Although it should work better with your data, where the SECT subquery returns at most one row, in my crude tests with randomly generated data it has been less efficient because the server used a hash match instead of a nested loop join with that single row. Do try it on your side.

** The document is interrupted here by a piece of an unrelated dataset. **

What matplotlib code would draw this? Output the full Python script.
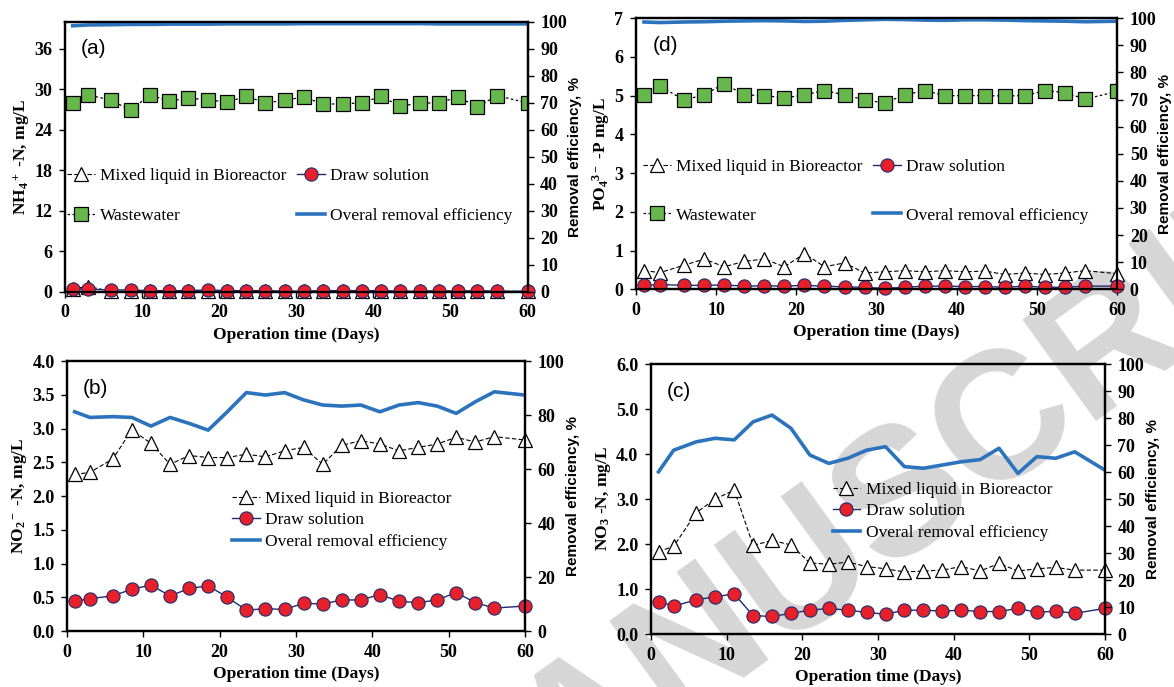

Solution IV: Optimised structure

It is possible to optimise your query at the expense of introducing a more complicated structure that requires additional maintenance and slows down the modification of data in MyJoinTable. If you are willing pay the price, store the date ranges as sets of days:

CREATE TABLE MyJoinTable
(   Id         INT IDENTITY(1,1),
    Entity1Id  INT,
    Entity2Id  INT,
    Range1     INT, -- reference to Ranges.Id 
    Range2     INT  -- reference to Ranges.Id
)

CREATE TABLE Ranges
(   Id    INT,
    Date  Date
)

and query the relation thus:

SELECT E1.Field, E2.Field
FROM MyJoinTable JT
JOIN Entity1 E1  ON E1.Id = JT.Entity1Id
JOIN Entity2 E2  ON E2.Id = JT.Entity2Id
JOIN Ranges  R1  ON R1.Id = JT.Range1
JOIN Ranges  R2  ON R2.Id = JT.Range2
WHERE
    R1.Date = @date1 AND
    R2.Date = @date2

You will need some testing in order to determine optimal indices, but I think the following should work:

CREATE NONCLUSTERED INDEX RD ON Ranges      ( Date   ) INCLUDE ( id )
CREATE NONCLUSTERED INDEX RR ON MyJoinTable ( Range1, Range2 )
-- optionally: INCLUDE (Entity1Id, Entity2Id)

Index RD will make sure the ranges are quickly found corresponding to the specified dates, and index RR will help to find the record matching these ranges. But then you shall have to devise a means of filling the Ranges table and keeping it in sync with MyJoinTable, because doing so by hand is out of the question.